Stocks have been more resilient compared with other assets at home for a variety of reasons.
By Malini Bhupta
The equity markets are not ruffled by the Ukraine crisis and the sharp spike in oil prices. Stocks have been more resilient compared with other assets at home for a variety of reasons. Given the size of India’s economy, the share of oil as a percentage of the GDP has steadily been going down. Morgan Stanley has attempted to explain this calm in the markets in its report, ‘Why are Indian Stocks Not Hurting More?’ This could simply be the calm before the storm or could be a new dynamic.
The report — authored by Morgan Stanley’s equity strategists Ridham Desai, Sheela Rathi and Nayant Parekh — says that historically India’s relative stock prices to emerging markets have reacted poorly to oil price increases due to supply outages. Higher oil prices negatively impact both the current account and inflation. However, the tight association of stock prices with commodity price hikes and India’s relative performance to EM appears to be breaking down.
Morgan Stanley’s team argues that there are several reasons behind India’s resilience. For starters, “policy environment is the strongest in the world driving India’s idiosyncratic growth story, and more importantly, driving likely creating a new profit cycle.” The second factor behind India’s resilience is the declining oil intensity in the GDP. Oil consumption relative to the GDP is at all-time lows and is steadily declining since 2014. Experts believe that India’s monetary policy looks better placed to handle inflationary impact from oil price hikes.

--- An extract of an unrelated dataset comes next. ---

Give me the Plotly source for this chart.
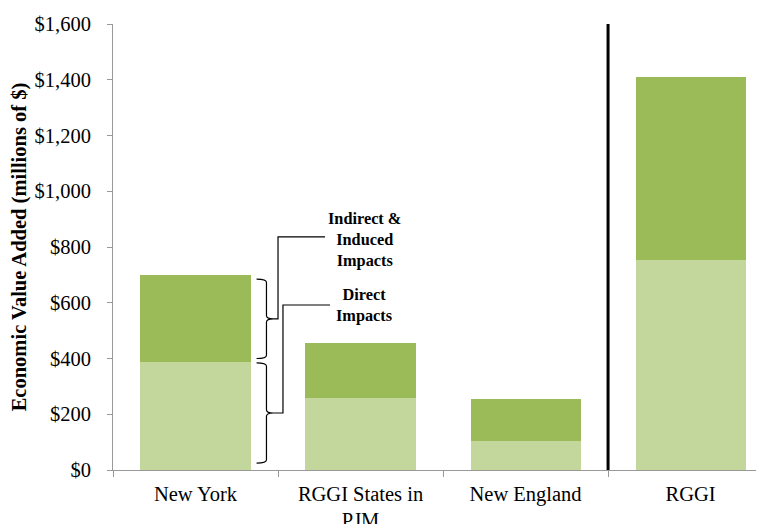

A big factor for the stability in stock prices also has been domestic inflows from retail investors. Even though FPIs have steadily withdrawn capital since October 2021, the markets have not gone into a tailspin. The Indian markets are no longer dependent on foreign capital flows. Nor is India heavily dependent on FPIs to fund its current account deficit. This is successfully being compensated by foreign direct investments, which hit $70 billion in 2021.